“Unschöne Lärm- und Pfeifkonzerte”

Leser Michael v. L. erfreut uns mit der Zusendung eines wissenschaftlichen Kommentars zum aktuellsten Kapitel Zürcher Stadiongeschichte. Hier ist, was er schreibt:

Das Aufbegehren der Altstettner Kleingärtner gegen ein geplantes Eishockey- und dereinst vielleicht auch Fussballstadion in Zürich ist die jüngste Episode eines jahrzehntelangen Ringens. Das zeigt ein Blick in das Archiv des Vereins für Familiengärten Zürich. 1936 beklagt sich der Verein im Jahresbericht, die Bevölkerung wisse alles über sämtliche Fussball- und Athleten-Klubs, während der Verein unbekannt sei. Deshalb müsse man hinten anstehen, wenn es um die Landvergabe gehe. Dabei sei doch da «Resultat» «im Wert ein rein Theoretisches». «Und wir? F ü r u n s sollte doch das p r a k t i s c h e Resultat sprechen: Über eine Million Produktionswert, praktische Landesverteidigung, Gesundheitsförderung, Zusammenarbeit in der Familie, beste Ausnützung der Freizeit, Erziehung zur Bodenständigkeit, Entvölkerung der Strasse von Kindern, Arbeitslosen, Bummlern. Bei uns über 5000 M i t w i r k e n d e, ohne Zuschauer, dort eine kleine Gruppe Tätiger mit einer Masse Bewunderer und Kritiker. Sicher kommt die Zeit, da auch unsere Arbeit die richtige Würdigung findet. Lassen wir uns nicht entmutigen.»

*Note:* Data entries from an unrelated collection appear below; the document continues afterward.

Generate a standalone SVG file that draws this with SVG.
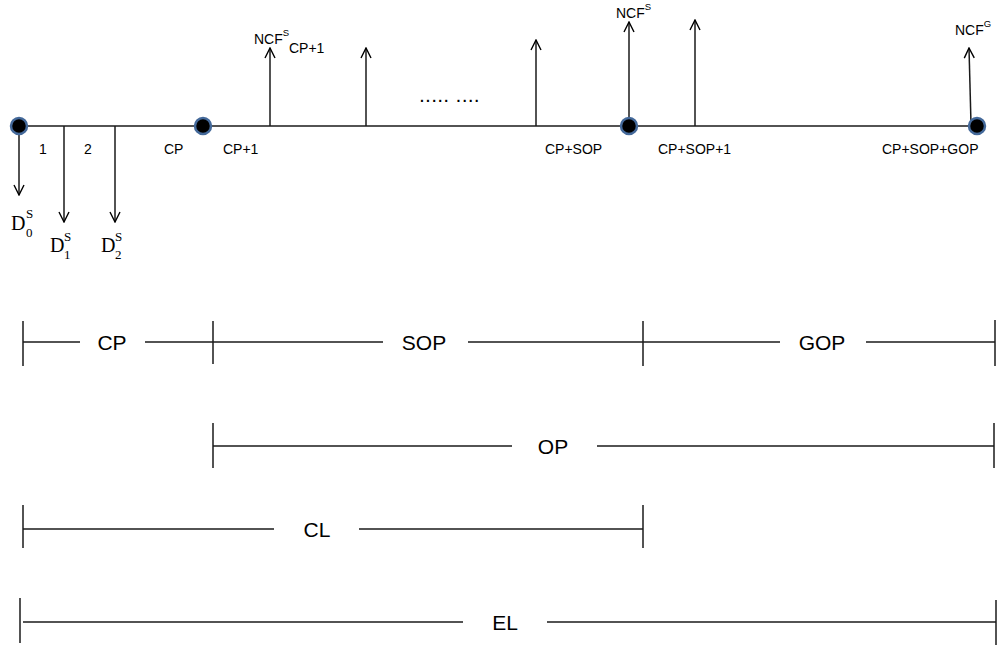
<svg xmlns="http://www.w3.org/2000/svg" width="1003" height="651" viewBox="0 0 1003 651">
  <defs>
    <marker id="arrow" viewBox="0 0 12 12" refX="11" refY="6" markerWidth="12" markerHeight="12" markerUnits="userSpaceOnUse" orient="auto">
      <path d="M1,1 L11,6 L1,11" fill="none" stroke="#000" stroke-width="1.4"/>
    </marker>
    <style>
      .ln { stroke: #1a1a1a; stroke-width: 1.5; fill: none; }
      .ar { stroke: #1a1a1a; stroke-width: 1.5; fill: none; marker-end: url(#arrow); }
      .dot { fill: #000; stroke: #44699a; stroke-width: 2.5; }
      .lbl { font-family: "Liberation Sans", Arial, sans-serif; font-size: 14px; fill: #000; }
      .sup { font-family: "Liberation Sans", Arial, sans-serif; font-size: 9.5px; fill: #000; }
      .big { font-family: "Liberation Sans", Arial, sans-serif; font-size: 21px; fill: #000; text-anchor: middle; }
      .mth { font-family: "Liberation Serif", "Times New Roman", serif; font-size: 20px; fill: #000; }
      .mths { font-family: "Liberation Serif", "Times New Roman", serif; font-size: 13px; fill: #000; }
    </style>
  </defs>

  <!-- time axis and cash-flow arrows -->
  <g id="connectors">
    <line class="ln" x1="19" y1="126" x2="977" y2="126"/>
    <!-- downward outlays -->
    <line class="ar" x1="19" y1="126" x2="19" y2="195"/>
    <line class="ar" x1="64" y1="126" x2="64" y2="222"/>
    <line class="ar" x1="115" y1="126" x2="115" y2="222"/>
    <!-- upward net cash flows -->
    <line class="ar" x1="270" y1="126" x2="270" y2="48"/>
    <line class="ar" x1="366" y1="126" x2="366" y2="48"/>
    <line class="ar" x1="536" y1="126" x2="536" y2="40"/>
    <line class="ar" x1="629" y1="126" x2="629" y2="22"/>
    <line class="ar" x1="695" y1="126" x2="695" y2="20"/>
    <line class="ar" x1="971" y1="124" x2="969" y2="48"/>
  </g>

  <!-- period markers on the axis -->
  <g id="node-start"><circle class="dot" cx="19" cy="126" r="8"/></g>
  <g id="node-cp"><circle class="dot" cx="203" cy="126" r="8"/></g>
  <g id="node-cp-sop"><circle class="dot" cx="629" cy="126" r="8"/></g>
  <g id="node-end"><circle class="dot" cx="977" cy="126" r="8"/></g>

  <!-- axis labels -->
  <g id="axis-labels">
    <text class="lbl" x="39" y="154">1</text>
    <text class="lbl" x="84" y="154">2</text>
    <text class="lbl" x="164" y="154">CP</text>
    <text class="lbl" x="223" y="154">CP+1</text>
    <text class="lbl" x="545" y="154">CP+SOP</text>
    <text class="lbl" x="658" y="154">CP+SOP+1</text>
    <text class="lbl" x="882" y="154">CP+SOP+GOP</text>
    <text class="lbl" x="420" y="102" font-weight="bold" letter-spacing="2.2">..... ....</text>
  </g>

  <!-- cash flow labels -->
  <g id="flow-labels">
    <text class="lbl" x="254" y="44">NCF<tspan class="sup" dy="-8">S</tspan></text>
    <text class="lbl" x="289" y="53">CP+1</text>
    <text class="lbl" x="616" y="18">NCF<tspan class="sup" dy="-8">S</tspan></text>
    <text class="lbl" x="955" y="35">NCF<tspan class="sup" dy="-8">G</tspan></text>

    <text class="mth" x="11" y="230">D</text>
    <text class="mths" x="26" y="218">S</text>
    <text class="mths" x="26" y="237">0</text>

    <text class="mth" x="50" y="252">D</text>
    <text class="mths" x="64" y="241">S</text>
    <text class="mths" x="64" y="259">1</text>

    <text class="mth" x="101" y="252">D</text>
    <text class="mths" x="115" y="241">S</text>
    <text class="mths" x="115" y="259">2</text>
  </g>

  <!-- span bars -->
  <g id="span-cp-sop-gop">
    <line class="ln" x1="23" y1="321" x2="23" y2="366"/>
    <line class="ln" x1="23" y1="342" x2="80" y2="342"/>
    <text class="big" x="112" y="350">CP</text>
    <line class="ln" x1="145" y1="342" x2="383" y2="342"/>
    <line class="ln" x1="213" y1="321" x2="213" y2="364"/>
    <text class="big" x="424" y="350">SOP</text>
    <line class="ln" x1="468" y1="342" x2="780" y2="342"/>
    <line class="ln" x1="643" y1="321" x2="643" y2="366"/>
    <text class="big" x="822" y="350">GOP</text>
    <line class="ln" x1="866" y1="342" x2="995" y2="342"/>
    <line class="ln" x1="995" y1="320" x2="995" y2="366"/>
  </g>

  <g id="span-op">
    <line class="ln" x1="213" y1="423" x2="213" y2="468"/>
    <line class="ln" x1="213" y1="446" x2="512" y2="446"/>
    <text class="big" x="553" y="454">OP</text>
    <line class="ln" x1="597" y1="446" x2="994" y2="446"/>
    <line class="ln" x1="994" y1="423" x2="994" y2="468"/>
  </g>

  <g id="span-cl">
    <line class="ln" x1="23" y1="505" x2="23" y2="548"/>
    <line class="ln" x1="23" y1="529" x2="274" y2="529"/>
    <text class="big" x="317" y="537">CL</text>
    <line class="ln" x1="359" y1="529" x2="643" y2="529"/>
    <line class="ln" x1="643" y1="505" x2="643" y2="548"/>
  </g>

  <g id="span-el">
    <line class="ln" x1="20" y1="598" x2="20" y2="643"/>
    <line class="ln" x1="23" y1="622" x2="463" y2="622"/>
    <text class="big" x="505" y="630">EL</text>
    <line class="ln" x1="547" y1="622" x2="996" y2="622"/>
    <line class="ln" x1="996" y1="600" x2="996" y2="645"/>
  </g>
</svg>
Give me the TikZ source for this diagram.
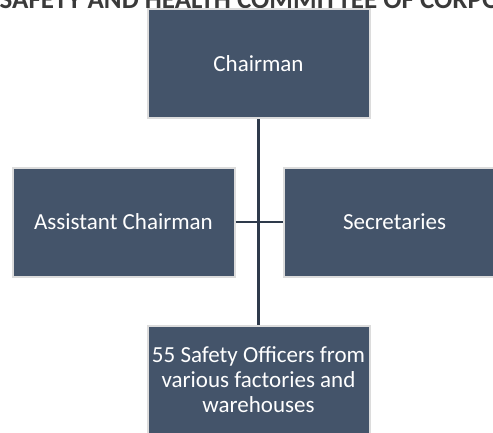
\documentclass[tikz,border=0pt]{standalone}
\usepackage{fontspec}
\setmainfont{Carlito}
\definecolor{boxfill}{HTML}{44546A}
\definecolor{boxedge}{HTML}{DCDCDC}
\definecolor{linecol}{HTML}{2E3A4B}
\definecolor{headcol}{HTML}{3A3A3A}
\begin{document}
\begin{tikzpicture}[x=1pt,y=-1pt,
  orgbox/.style={draw=boxedge, line width=2pt, fill=boxfill, text=white,
    minimum width=222pt, minimum height=109pt, inner sep=2pt,
    font=\fontsize{23}{25}\selectfont, align=center},
  link/.style={draw=linecol, line width=2.6pt}]
\useasboundingbox (0,0) rectangle (493,432);
\clip (0,0) rectangle (493,432);
\node[font=\bfseries\fontsize{27}{30}\selectfont, text=headcol, anchor=base] (head) at (250,8) {SAFETY AND HEALTH COMMITTEE OF CORPO};
\node[orgbox] (chair) at (258.5,63.5) {Chairman};
\node[orgbox] (asst) at (123.5,222) {Assistant Chairman};
\node[orgbox] (sec) at (394.5,222) {Secretaries};
\node[orgbox] (off) at (258.5,380) {55 Safety Officers from\\ various factories and\\ warehouses};
\draw[link] (chair.south) -- (off.north);
\draw[link] (asst.east) -- (sec.west);
\end{tikzpicture}
\end{document}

SchrebergartenDie Kleingärten sind aus einer Bewegung um die Wende zum 20. Jahrhundert hervorgegangen – zu einer Zeit, als das Schlagwort „zurück zur Natur“ ein erstes Mal geprägt wurde, gut 70 Jahre vor der Öko-Bewegung. Die Gärten wurden von wohlmeinenden Bürgern für die Arbeiterschaft eingerichtet. Diese sollte, nicht zuletzt durch ein strenges Regelwerk, dem bürgerlichen Ideal entsprechend geformt werden. Der Garten sollte ein Gegengewicht sein gegen allerlei Auswüchse der modernen Stadt – von der „ungesunden“ Wohnung bis zum „ungesunden“ Freizeitverhalten. Der Fussball wurde Letzerem zugerechnet. Noch in den 50er-Jahren hebt der Verein die «die volkshygienische und ethische Bedeutung unserer Kleingärten» hervor und schreibt: «Der Familiengarten ist in erster Linie der Gesundbrunnen für die in Fabriken, Bureaus und Werkstätten tätige und in Mietskasernen wohnhafte Bevölkerung. (…) So wagen wir denn die kühne Behauptung aufzustellen, die Erstellung von Kleingärten sei für die Volksgesundheit und die vernünftige Ausfüllung der Freizeit ebenso notwendig und wichtig wie die Schaffung von Sport- und Spielanlagen.» Das Lamento schliesst mit dem schönen Satz, die Gärten fügten sich mindestens so gut ins Stadtbild ein wie «eine Fussballtribüne oder mannshohe Bretterwände, hinter denen junge und alte Sportfanatiker ihre unschönen Lärm- und Pfeifkonzerte abzuhalten pflegen!» Damals gabs halt den Südkurven-Chor noch nicht.